I recently presented a paper as a professional conference in which I argued that criticism of Islam—what is often referred to as “Islamophobia”—is not racist because Islam is not a race (obviously). However, I find compelling Maajid Nawaz’s argument that the denial of the human rights of individual Muslims that manifests itself as the left-wing practice of shutting down criticism of Islam with accusations of bigotry carries within it a racist impulse. The assumption that individuals in Muslim-majority countries and communities, because they are members of racialized minority groups (black and brown people), are on-board with the homophobic and patriarchal character of fundamentalist Islam—that, while it is no good for white Western Europeans to be saddled with Christian fundamentalism and to be told that is it bigotry to criticize the Judeo-Christian tradition (that’s the march of liberal secularism, after all), it’s not only okay for black and brown peoples living in Muslims communities to be so saddled and so told, but that it is bigotry to speak out against their suffering (homosexuals, women, free thinkers).

Those on the left who fetishize Islamic dress, attitudes, and practices reduce Individuals to a stereotype of what it means to be an authentic Muslim, while at the same time fail to acknowledge the coercive and cultural forces that compel individuals to appear certain ways, and in so doing fail the reformers across the Muslim world, thus lending tacit support to the Islamic fundamentalists. Imagine struggling under the yoke of fundamentalist Christianity and those outside that community accepting as representative of the individuals in that culture the claims made by Jerry Falwell and Pat Robertson and other fundamentalist Christian leaders. Imagine hearing that criticisms of the homophobic and patriarchal values in Christian scripture and advanced by such fundamentalist leaders as Mike Pence was anti-Christian bigotry, in a word, “Christophobia.” It’s not hard for me to imagine the sinking feeling I would have as an atheist living in the Bible Belt to hear such arguments against my liberty. Because I have felt it.
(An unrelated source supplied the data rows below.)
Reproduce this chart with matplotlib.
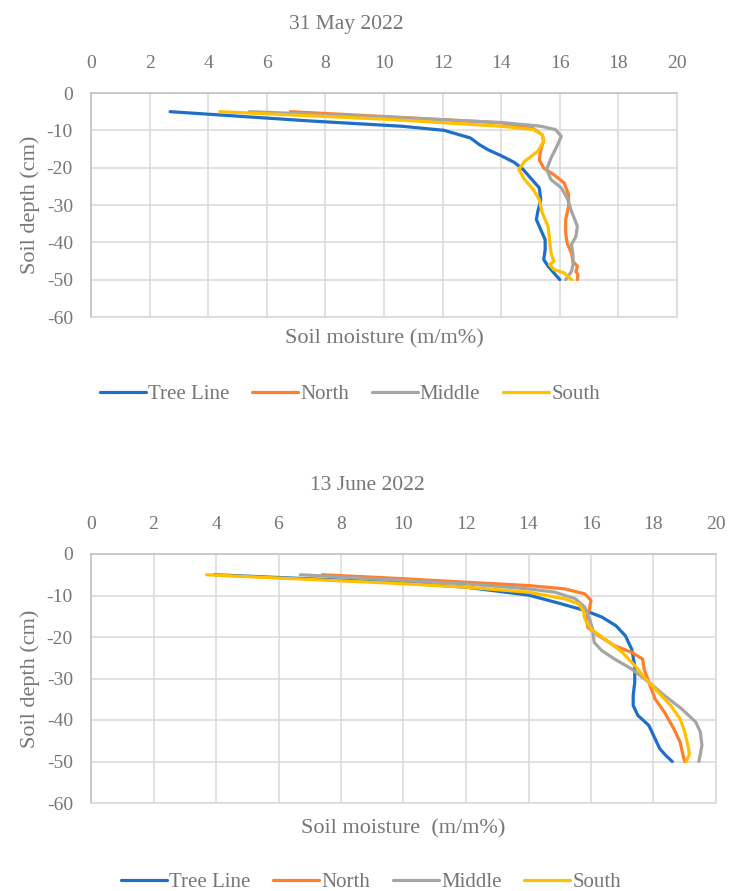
import matplotlib
matplotlib.use("Agg")
import matplotlib.pyplot as plt

# series names and colours
names = ["Tree Line", "North", "Middle", "South"]
colors = ["#1F6FC6", "#FF7F2A", "#A5A5A5", "#FFC000"]

# ---- 31 May 2022 (moisture m/m%, depth cm) ----
may_tree_x = [2.7, 7.5, 10.6, 12.05, 12.95, 13.25, 13.55, 14.0, 14.45, 14.75, 15.05, 15.3,
              15.35, 15.25, 15.2, 15.35, 15.5, 15.5, 15.45, 15.6, 15.8, 16.0]
may_tree_y = [-5, -7.5, -8.9, -10, -12.05, -13.8, -15.2, -16.8, -18.6, -20.5, -23.2, -25.4,
              -28.6, -31.7, -33.9, -36.6, -39.3, -42, -44.6, -46.4, -48.2, -50]
may_north_x = [6.8, 10.5, 14.0, 15.1, 15.4, 15.45, 15.35, 15.3, 15.45, 15.8, 16.15, 16.3,
               16.3, 16.2, 16.2, 16.25, 16.4, 16.45, 16.6, 16.55, 16.62, 16.6]
may_north_y = [-5, -6.5, -8, -9.6, -11.2, -12.9, -15.2, -17.9, -20.1, -21.9, -24.1, -27.2,
               -30.4, -33.9, -37.5, -40.2, -42.9, -45.1, -46.4, -47.8, -48.7, -50]
may_middle_x = [5.4, 10.0, 14.0, 15.35, 15.85, 16.05, 15.9, 15.7, 15.55, 15.7, 16.05, 16.25,
                16.4, 16.6, 16.55, 16.4, 16.45, 16.45, 16.4, 16.2]
may_middle_y = [-5, -6.4, -7.9, -8.9, -9.8, -11.6, -14.3, -17.4, -20.5, -23.2, -25.4, -28.1,
                -31.7, -35.7, -38.4, -40.6, -43.3, -46, -47.8, -50]
may_south_x = [4.4, 10.0, 14.0, 15.1, 15.4, 15.45, 15.25, 14.8, 14.6, 14.8, 15.1, 15.3,
               15.4, 15.6, 15.65, 15.7, 15.8, 15.65, 15.8, 16.15, 16.4]
may_south_y = [-5, -7.0, -8.9, -9.8, -11.2, -12.9, -15.6, -18.3, -20.5, -23.2, -25.9, -28.6,
               -32.1, -35.7, -39.3, -42.9, -45.1, -46, -47.3, -48.2, -50]

# ---- 13 June 2022 ----
jun_tree_x = [3.95, 9.85, 12.0, 14.0, 14.95, 15.8, 16.35, 16.8, 17.1, 17.3, 17.4, 17.4,
              17.35, 17.35, 17.5, 17.85, 18.05, 18.2, 18.4, 18.6]
jun_tree_y = [-5, -6.9, -8.0, -9.9, -11.8, -13.6, -15.2, -17.3, -19.7, -22.9, -26.9, -30.9,
              -34.1, -36.5, -38.9, -41.3, -44.5, -46.9, -48.6, -50]
jun_north_x = [7.4, 9.85, 12.0, 14.0, 15.15, 15.8, 16.0, 15.95, 15.85, 15.9, 16.25, 16.75,
               17.3, 17.65, 17.7, 17.85, 18.05, 18.35, 18.65, 18.85, 18.95, 19.0]
jun_north_y = [-5, -5.9, -6.8, -7.6, -8.4, -9.6, -11.2, -13.2, -15.6, -17.7, -19.7, -22.1,
               -23.7, -25.3, -27.7, -30.9, -34.9, -38.1, -42.1, -45.3, -48.6, -50]
jun_middle_x = [6.7, 9.85, 12.0, 14.0, 14.85, 15.5, 15.8, 15.95, 16.05, 16.1, 16.35, 16.75,
                17.3, 17.85, 18.35, 18.9, 19.35, 19.5, 19.55, 19.5, 19.45]
jun_middle_y = [-5, -6.3, -7.2, -8.4, -9.2, -10.8, -12.8, -15.6, -18.1, -21.3, -23.3, -25.3,
                -27.7, -30.9, -34.1, -37.3, -40.5, -42.9, -46.1, -48.2, -50]
jun_south_x = [3.7, 9.85, 12.0, 14.0, 15.15, 15.6, 15.75, 15.8, 16.0, 16.45, 17.0, 17.4,
               17.75, 18.15, 18.55, 18.85, 19.0, 19.1, 19.15, 19.05]
jun_south_y = [-5, -7.1, -8.0, -9.2, -10.8, -12.0, -13.6, -15.6, -18.1, -20.5, -23.7, -26.9,
               -30.1, -33.3, -36.5, -39.7, -42.9, -46.1, -48.2, -50]

x_ticks = [0, 2, 4, 6, 8, 10, 12, 14, 16, 18, 20]
y_ticks = [0, -10, -20, -30, -40, -50, -60]

TXT = "#767676"
plt.rcParams["font.family"] = ["Liberation Serif", "DejaVu Serif"]
plt.rcParams["axes.unicode_minus"] = False

W, H = 729, 891
fig = plt.figure(figsize=(W / 100, H / 100), dpi=100)


def px_axes(left, top, right, bottom):
    return fig.add_axes([left / W, 1 - bottom / H, (right - left) / W, (bottom - top) / H])


def draw_panel(ax, series, xlabel, xlabelpad):
    lines = []
    for (xs, ys), c, n in zip(series, colors, names):
        (ln,) = ax.plot(xs, ys, color=c, lw=2.3, label=n,
                        solid_joinstyle="round", solid_capstyle="round")
        lines.append(ln)
    ax.set_xlim(0, 20)
    ax.set_ylim(-60, 0)
    ax.set_xticks(x_ticks)
    ax.set_yticks(y_ticks)
    ax.xaxis.tick_top()
    ax.xaxis.set_label_position("bottom")
    ax.tick_params(axis="x", length=0, pad=15, colors=TXT, labelsize=14)
    ax.tick_params(axis="y", length=0, pad=13, colors=TXT, labelsize=14)
    ax.grid(True, color="#D9D9D9", lw=1.1)
    ax.set_axisbelow(True)
    for s in ["top", "left"]:
        ax.spines[s].set_color("#BFBFBF")
        ax.spines[s].set_linewidth(1.1)
    for s in ["right", "bottom"]:
        ax.spines[s].set_color("#D9D9D9")
        ax.spines[s].set_linewidth(1.1)
    ax.set_xlabel(xlabel, color=TXT, fontsize=16, labelpad=xlabelpad)
    ax.set_ylabel("Soil depth (cm)", color=TXT, fontsize=16, labelpad=5)
    return lines


ax1 = px_axes(91, 93, 677, 317)
l1 = draw_panel(ax1, [(may_tree_x, may_tree_y), (may_north_x, may_north_y),
                      (may_middle_x, may_middle_y), (may_south_x, may_south_y)],
                "Soil moisture (m/m%)", 9)
fig.text(346 / W, 1 - 25 / H, "31 May 2022", ha="center", va="center", color=TXT, fontsize=15.5)
fig.legend(l1, names, loc="center", bbox_to_anchor=(350 / W, 1 - 394 / H), ncol=4,
           frameon=False, handlelength=2.2, handletextpad=0.1, columnspacing=1.1,
           labelcolor=TXT, fontsize=15)

ax2 = px_axes(91, 554, 716, 803)
l2 = draw_panel(ax2, [(jun_tree_x, jun_tree_y), (jun_north_x, jun_north_y),
                      (jun_middle_x, jun_middle_y), (jun_south_x, jun_south_y)],
                "Soil moisture  (m/m%)", 11.5)
fig.text(367 / W, 1 - 486 / H, "13 June 2022", ha="center", va="center", color=TXT, fontsize=15.5)
fig.legend(l2, names, loc="center", bbox_to_anchor=(371 / W, 1 - 882 / H), ncol=4,
           frameon=False, handlelength=2.2, handletextpad=0.1, columnspacing=1.1,
           labelcolor=TXT, fontsize=15)

fig.savefig("out.png", dpi=100)
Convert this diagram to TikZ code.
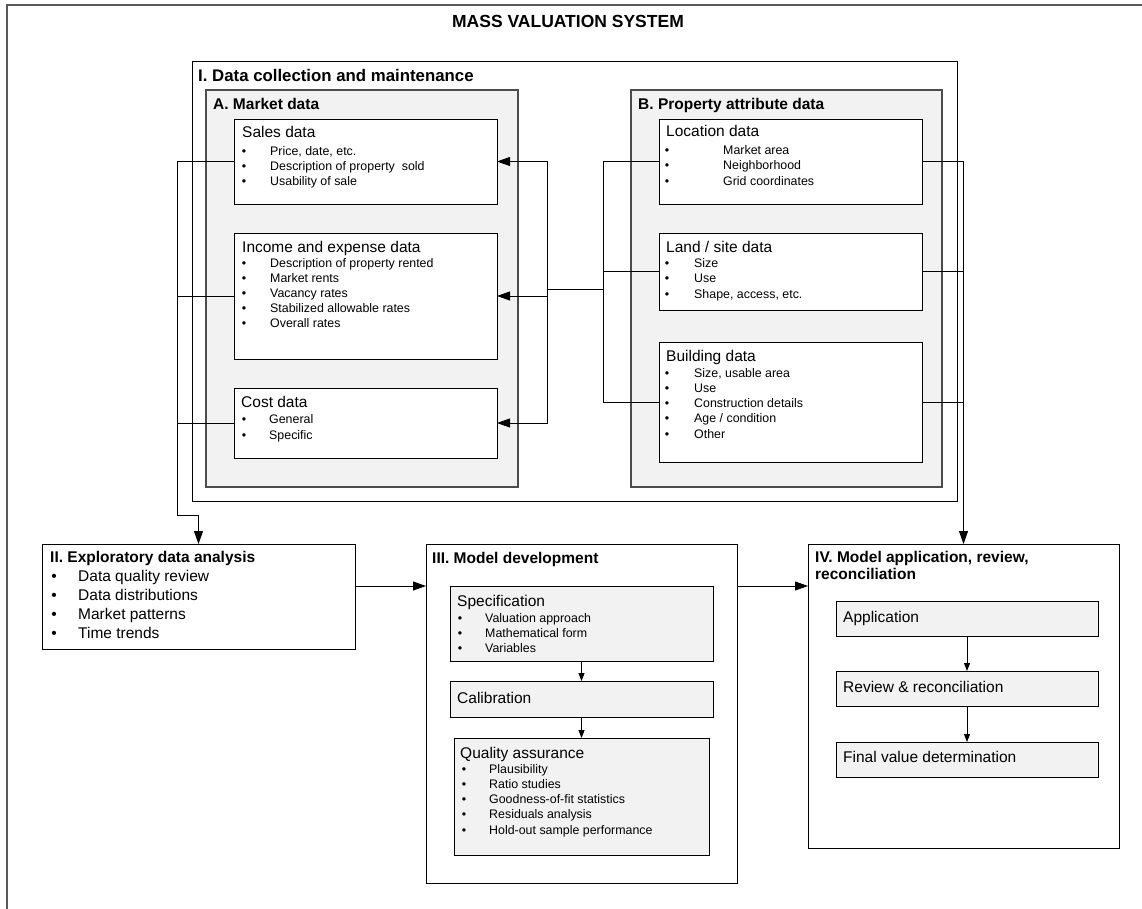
\documentclass[tikz,border=0pt]{standalone}
\usepackage{fontspec}
\setmainfont{Liberation Sans}
\usetikzlibrary{arrows.meta,calc}
\newcommand\bulletlist[7]{%
  \foreach \t [count=\i] in {#7} {
    \node[#6] (#1-\i) at (#3, {#4+(\i-1)*#5}) {\t};
    \node[#6, anchor=center] (#1-b\i) at (#2, {#4+(\i-1)*#5}) {\textbullet};
  }}
\begin{document}
\begin{tikzpicture}[x=1pt,y=-1pt,
  frame/.style={draw=black!65, line width=1.4pt},
  panel/.style={draw=black!70, line width=1.2pt, fill=black!5, anchor=north west, inner sep=0, outer sep=0},
  bigbox/.style={draw=black, line width=1pt, anchor=north west, inner sep=0, outer sep=0},
  wbox/.style={draw=black, line width=0.9pt, fill=white, anchor=north west, inner sep=0, outer sep=0},
  gbox/.style={draw=black, line width=0.9pt, fill=black!5, anchor=north west, inner sep=0, outer sep=0},
  ttl/.style={font=\fontsize{17.5}{20}\selectfont\bfseries, inner sep=0},
  sec/.style={font=\fontsize{15.5}{18}\selectfont\bfseries, anchor=west, inner sep=0, text height=11pt, text depth=3pt},
  hd/.style={font=\fontsize{15.5}{18}\selectfont, anchor=west, inner sep=0, text height=11pt, text depth=3pt},
  it/.style={font=\fontsize{12.4}{14}\selectfont, anchor=west, inner sep=0, text height=9pt, text depth=2.6pt},
  itb/.style={font=\fontsize{15.5}{18}\selectfont, anchor=west, inner sep=0, text height=11pt, text depth=3pt},
  line/.style={draw=black, line width=0.9pt},
  arr/.style={line, -{Triangle[length=13pt,width=9pt]}},
  sarr/.style={line, -{Triangle[length=8pt,width=6pt]}}
]
\useasboundingbox (0,0) rectangle (1142,909);
\fill[white] (0,0) rectangle (1142,909);

% outer frame (cropped)
\draw[frame] (7,909) -- (7,5) -- (1142,5);
\node[ttl] (title) at (568,21) {MASS VALUATION SYSTEM};

% I. Data collection
\node[bigbox, minimum width=765pt, minimum height=439pt] (I) at (192,62) {};
\node[sec, font=\fontsize{16.8}{19}\selectfont\bfseries] (Ilab) at (198,78) {I. Data collection and maintenance};

% A. Market data
\node[panel, minimum width=312pt, minimum height=397pt] (A) at (206,90) {};
\node[sec] (Alab) at (213,106) {A. Market data};
\node[wbox, minimum width=263pt, minimum height=85pt] (sales) at (234,119) {};
\node[hd] (salesT) at (242,134) {Sales data};
\bulletlist{sl}{244}{270}{152}{15}{it}{{Price, date, etc.},{Description of property~ sold},{Usability of sale}}
\node[wbox, minimum width=263pt, minimum height=126pt] (income) at (234,233) {};
\node[hd] (incomeT) at (242,248) {Income and expense data};
\bulletlist{in}{244}{270}{264}{15}{it}{{Description of property rented},{Market rents},{Vacancy rates},{Stabilized allowable rates},{Overall rates}}
\node[wbox, minimum width=263pt, minimum height=70pt] (cost) at (234,388) {};
\node[hd] (costT) at (241,403) {Cost data};
\bulletlist{co}{244}{269}{420}{16}{it}{{General},{Specific}}

% B. Property attribute data
\node[panel, minimum width=311pt, minimum height=397pt] (B) at (631,90) {};
\node[sec] (Blab) at (638,106) {B. Property attribute data};
\node[wbox, minimum width=263pt, minimum height=85pt] (location) at (659,119) {};
\node[hd] (locationT) at (666,133) {Location data};
\bulletlist{lo}{667}{723}{151}{15.5}{it}{{Market area},{Neighborhood},{Grid coordinates}}
\node[wbox, minimum width=263pt, minimum height=77pt] (land) at (659,233) {};
\node[hd] (landT) at (666,248) {Land / site data};
\bulletlist{la}{667}{694}{264}{15.5}{it}{{Size},{Use},{Shape, access, etc.}}
\node[wbox, minimum width=263pt, minimum height=120pt] (building) at (659,342) {};
\node[hd] (buildingT) at (666,357) {Building data};
\bulletlist{bu}{667}{694}{374}{15.25}{it}{{Size, usable area},{Use},{Construction details},{Age / condition},{Other}}

% II. Exploratory data analysis
\node[bigbox, minimum width=313pt, minimum height=105pt, fill=white] (II) at (42,544) {};
\node[sec] (IIlab) at (50,558) {II. Exploratory data analysis};
\bulletlist{ea}{54}{78}{577}{19}{itb}{{Data quality review},{Data distributions},{Market patterns},{Time trends}}

% III. Model development
\node[bigbox, minimum width=311pt, minimum height=339pt, fill=white] (III) at (426,544) {};
\node[sec] (IIIlab) at (432,559) {III. Model development};
\node[gbox, minimum width=263pt, minimum height=75pt] (spec) at (450,586) {};
\node[hd] (specT) at (457,602) {Specification};
\bulletlist{sp}{460}{485}{619}{15}{it}{{Valuation approach},{Mathematical form},{Variables}}
\node[gbox, minimum width=263pt, minimum height=36pt] (calib) at (450,681) {};
\node[hd] (calibT) at (457,699) {Calibration};
\node[gbox, minimum width=255pt, minimum height=117pt] (qual) at (454,738) {};
\node[hd] (qualT) at (460,754) {Quality assurance};
\bulletlist{qa}{464}{489}{770}{15.25}{it}{{Plausibility},{Ratio studies},{Goodness-of-fit statistics},{Residuals analysis},{Hold-out sample performance}}

% IV. Model application
\node[bigbox, minimum width=311pt, minimum height=304pt, fill=white] (IV) at (808,544) {};
\node[font=\fontsize{15.5}{17}\selectfont\bfseries, anchor=north west, inner sep=0, align=left] (IVlab) at (815,551) {IV. Model application, review,\\reconciliation};
\node[gbox, minimum width=262pt, minimum height=35pt] (app) at (836,601) {};
\node[hd] (appT) at (843,618) {Application};
\node[gbox, minimum width=262pt, minimum height=35pt] (review) at (836,671) {};
\node[hd] (reviewT) at (843,688) {Review \& reconciliation};
\node[gbox, minimum width=262pt, minimum height=35pt] (final) at (836,742) {};
\node[hd] (finalT) at (843,758) {Final value determination};

% connectors
\coordinate (bl) at (177,515);
\draw[arr] (sales.west) -| (bl) -| (II.north);
\draw[line] (income.west) -- (income.west -| bl);
\draw[line] (cost.west) -- (cost.west -| bl);

\coordinate (bm) at (547,289);
\coordinate (bp) at (603,289);
\draw[arr] (bm) |- (sales.east);
\draw[arr] (income.east -| bm) -- (income.east);
\draw[arr] (bm) |- (cost.east);
\draw[line] (bm |- sales.east) -- (bm |- cost.east);
\draw[line] (bm) -- (bp);
\draw[line] (bp) |- (location.west);
\draw[line] (bp) |- (land.west);
\draw[line] (bp) |- (building.west);

\draw[arr] (location.east) -| (IV.north);
\draw[line] (land.east) -- (land.east -| IV.north);
\draw[line] (building.east) -- (building.east -| IV.north);

\coordinate (lvl) at (0,586);
\draw[arr] (II.east |- lvl) -- (III.west |- lvl);
\draw[arr] (III.east |- lvl) -- (IV.west |- lvl);

\draw[sarr] (spec.south) -- (calib.north);
\draw[sarr] (calib.south) -- (qual.north);
\draw[sarr] (app.south) -- (review.north);
\draw[sarr] (review.south) -- (final.north);
\end{tikzpicture}
\end{document}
The reality of oppressive structures does not depend on whether those who are oppressed see or struggle against their oppressors. Oppression is an objective matter. It exists when individuals do not have equal rights, when they are not treated as persons before the law, when their bodies and labors are exploited. When we hear that we cannot speak for oppressed people because we are not oppressed or that those who are do not believe they are, and we fall into silence, we betray the individual. Identity politics becomes a thought-stopping tactic, designed to selectively muzzle critique. But man, science, and human rights are universal. These should form the basis of our politics, not ideology.